Texte & photos : Frédéric David


Comment s’est déroulée la saison 2019 ?

« J’ai connu un début de saison difficile car je me suis blessé juste avant la première manche du Championnat de Belgique qui se tenait en Hollande. Malgré ma blessure j’ai tenu à participer à l’épreuve car je pensais que c’était bénin, mais après cette course on s’est rendu compte que mon épaule était bien abîmée au niveau des cartilages.  J’ai du passer par le bloc opératoire avec comme conséquence de faire l’impasse sur la première manche du mondial en Allemagne. »

« La suite de la saison s’est beaucoup mieux déroulée, je reprends à Mettet où je gagne ainsi que toutes les épreuves qui suivent. Mon objectif a donc été atteint car pour KTM, c’était la Belgique qui était la priorité.  Du côté du mondial, je termine le Championnat à la 3ème place de ma catégorie (J1), et 5ème de la catégorie scratch junior. Mon plus beau GP a été celui de la République Tchèque où je décroche la seconde place dans ma catégorie et au scratch. »

« Ma victoire à la Chinelle a été comme un déclic pour moi »


Tu accroches aussi La Chinelle à ton palmarès cette année, cette victoire est un aboutissement ?
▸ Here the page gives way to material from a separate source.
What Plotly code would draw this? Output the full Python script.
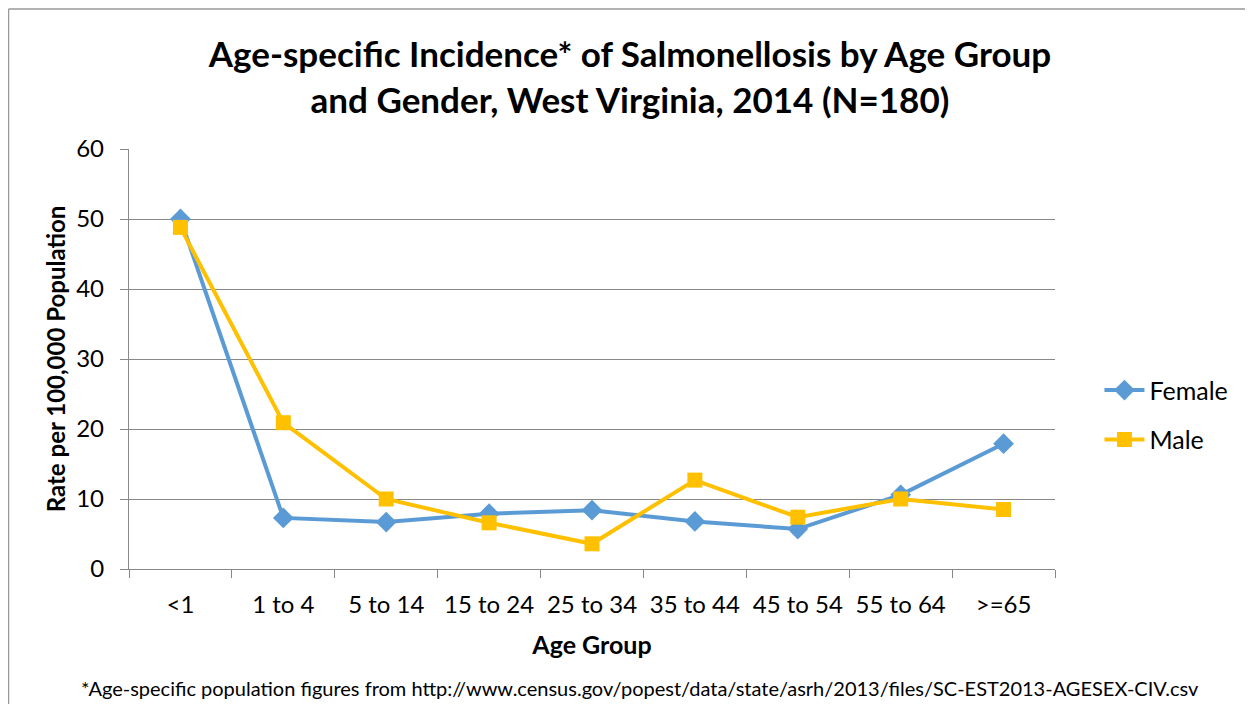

« C’est mon plus beau souvenir de cette saison 2019 ! Je gagne enfin cette course après être passé trois fois tout près de la victoire. On s’était particulièrement bien préparé pour la victoire avec mes coéquipiers Dewulf et Grobben, mais à l’image de mon début de saison, on n’a pas démarré de la meilleure manière. Grobben chute durant les entraînements et se blesse. Mais ensuite je réalise la pôle aux chronos, je prends le départ, je chute dans le premier tour, je repasse devant, et je prends le dernier relais pour la passer la ligne d’arrivée premier. A part donc le début de week-end un peu chaotique, on a finalement fait une course parfaite. »

Après La Chinelle, tu as changé de moto. Pourquoi ?

« La Chinelle a été comme un déclic pour moi et j’avais fait le tour de la 250 4-tps. Cette victoire m’a apporté une confiance, j’ai eu le sentiment d’avoir passé un niveau palier, et j’avais aussi envie d’un nouveau challenge. J’ai proposé à KTM de me laisser terminer la saison avec la 250 2-tps, car j’ai eu un coup de coeur pour cette cylindrée. C’est d’ailleurs après ce changement que j’ai fait mes meilleurs résultats lors des derniers GP. »

Quel bilan tires-tu de cette saison 2019 ?

« Je suis très satisfait de ma saison, c’est une saison très positive dans l’ensemble même si bien évidement j’aurais préféré ne pas me blesser, mais j’ai bien rebondi. Je suis Champion de Belgique, et je fini sur le podium au mondial, même si ce n’est pas la première place, c’est très encourageant pour la suite. »

Te voilà aujourd’hui pilote usine pour la marque française Sherco, as-tu eu d’autres propositions ?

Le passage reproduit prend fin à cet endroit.